Credex Healthcare starts with a free review of your current general surgery billing: AR aging by procedure type and payer, denial history by CPT code and reason, operative note accuracy review, global period tracking check, and prior authorization gap analysis. No commitment required to get that review. We identify recoverable revenue and workflow changes to prevent the same losses from carrying into the next quarter.
General surgery billing is the claims process for surgical procedures submitted to Medicare, Medicaid, and commercial payers by general surgeons, surgical hospitalists, and surgical specialty groups.
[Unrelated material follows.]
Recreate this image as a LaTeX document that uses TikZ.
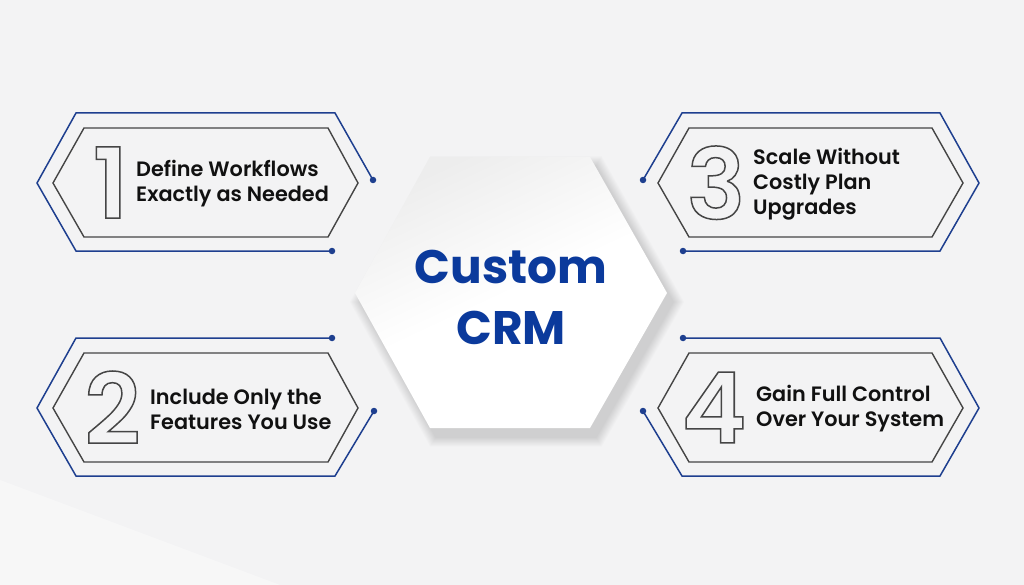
\documentclass[tikz,border=0pt]{standalone}
\usepackage{fontspec}
\setmainfont{Poppins}[BoldFont={Poppins SemiBold}]
\newfontfamily\hubfont{Poppins Bold}
\definecolor{bg}{HTML}{F3F3F4}
\definecolor{lblue}{HTML}{1E3F8F}
\definecolor{tblue}{HTML}{0B3A9C}
\definecolor{gline}{HTML}{454545}
\definecolor{txt}{HTML}{111111}
\newcommand\outlinedigit[1]{\special{pdf:literal direct 1 Tr 1.5 w}#1\special{pdf:literal direct 0 Tr}}
\tikzset{
  outerline/.style={draw=lblue, line width=1.5pt, line join=miter},
  innerline/.style={draw=gline, line width=1.4pt, line join=miter},
  dotend/.style={circle, fill=lblue, inner sep=0pt, minimum size=6.5pt},
  digit/.style={inner sep=0pt, text=gline, font=\fontsize{98}{98}\selectfont\bfseries, text depth=0pt},
  label/.style={anchor=west, align=left, inner sep=0pt, text=txt, font=\fontsize{20.8}{25}\selectfont\bfseries},
}
\begin{document}
\begin{tikzpicture}[x=1pt,y=-1pt]
\fill[bg] (0,0) rectangle (1024,585);
\useasboundingbox (0,0) rectangle (1024,585);
\fill[white, opacity=0.35] (0,585) -- (0,480) -- (280,585) -- cycle;

% center hexagon with soft shadow
\foreach \i in {1,...,12}{
  \begin{scope}[shift={(6,9)}, scale around={1+0.006*\i:(511,293)}]
    \fill[black, opacity=0.012] (430,157) -- (590,157) -- (667,293) -- (590,428) -- (430,428) -- (355,293) -- cycle;
  \end{scope}
}
\shade[top color=black!7, bottom color=white, middle color=white, shading angle=25]
  (430,157) -- (590,157) -- (667,293) -- (590,428) -- (430,428) -- (355,293) -- cycle;
\node (hub) [align=center, inner sep=0pt, text=tblue, font=\fontsize{47}{61}\hubfont] at (511,297) {Custom\\CRM};

% box 1
\node[dotend] (d1a) at (373,180) {};
\node[dotend] (d1b) at (332,251) {};
\draw[outerline] (d1a.center) -- (335,113) -- (76,113) -- (37,183) -- (76,251) -- (d1b.center);
\draw[innerline] (84,128) -- (328,128) -- (358,183) -- (328,237) -- (84,237) -- (53,183) -- cycle;
\node[digit] (n1) at (110.5,182.5) {\outlinedigit{1}};
\node[label] (t1) at (136,184) {Define Workflows\\Exactly as Needed};

% box 2
\node[dotend] (d2a) at (332,338) {};
\node[dotend] (d2b) at (374,411) {};
\draw[outerline] (d2a.center) -- (76,338) -- (37,408) -- (76,476) -- (335,476) -- (d2b.center);
\draw[innerline] (84,353) -- (328,353) -- (358,408) -- (328,462) -- (84,462) -- (53,408) -- cycle;
\node[digit] (n2) at (112.5,407.5) {\outlinedigit{2}};
\node[label] (t2) at (150,409) {Include Only the\\Features You Use};

% box 3
\node[dotend] (d3a) at (643,180) {};
\node[dotend] (d3b) at (683,251) {};
\draw[outerline] (d3a.center) -- (682,113) -- (940,113) -- (979,183) -- (940,251) -- (d3b.center);
\draw[innerline] (689,128) -- (932,128) -- (963,183) -- (932,237) -- (689,237) -- (658,183) -- cycle;
\node[digit] (n3) at (716,182.5) {\outlinedigit{3}};
\node[label] (t3) at (753,184) {Scale Without\\Costly Plan\\Upgrades};

% box 4
\node[dotend] (d4a) at (683,338) {};
\node[dotend] (d4b) at (643,411) {};
\draw[outerline] (d4a.center) -- (940,338) -- (979,408) -- (940,476) -- (682,476) -- (d4b.center);
\draw[innerline] (689,353) -- (932,353) -- (963,408) -- (932,462) -- (689,462) -- (658,408) -- cycle;
\node[digit] (n4) at (714,407.5) {\outlinedigit{4}};
\node[label] (t4) at (756,409) {Gain Full Control\\Over Your System};
\end{tikzpicture}
\end{document}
Each procedure is assigned a CPT code based on the specific operation performed and the approach used, linked to ICD-10 diagnosis codes that establish medical necessity, and submitted with the appropriate modifiers for multiple procedures, assistant surgeon services, staged operations, and post-operative care. General surgery billing operates under the global surgery package for Medicare, which bundles pre-operative visits, the surgery, and post-operative care into a single payment.
General surgery billing uses CPT codes organized by procedure type and organ system. CPT 47562 covers a laparoscopic cholecystectomy. CPT 44970 is a laparoscopic appendectomy. CPT 49505 is open inguinal hernia repair, initial, for patients over 5 years of age. CPT 44120 covers small intestine resection with anastomosis. Other commonly billed general surgery codes include 44204 (laparoscopic colectomy), 49650 (laparoscopic inguinal hernia repair, initial), 43280 (laparoscopic Nissen fundoplication), 39503 (diaphragmatic hernia repair), and 49585 (umbilical hernia repair).
Yes. Medicare Part B, Medicaid, and commercial health plans cover medically necessary general surgery procedures when the diagnosis supports the operation, and documentation meets payer requirements. Medicare covers general surgery under the global surgery package, which includes the procedure and associated pre- and post-operative care within the global period. Commercial payers require prior authorization for most elective general surgery procedures, including cholecystectomy, hernia repair, bariatric surgery, and bowel resection.
Medicare processes clean electronic surgical claims in 14 to 30 days when the operative report supports all submitted codes, and modifiers are correctly applied. Commercial payers typically pay within 30 days when prior authorization is on file and the operative documentation is complete. Medicaid timelines depend on the state and generally range from 30 to 60 days.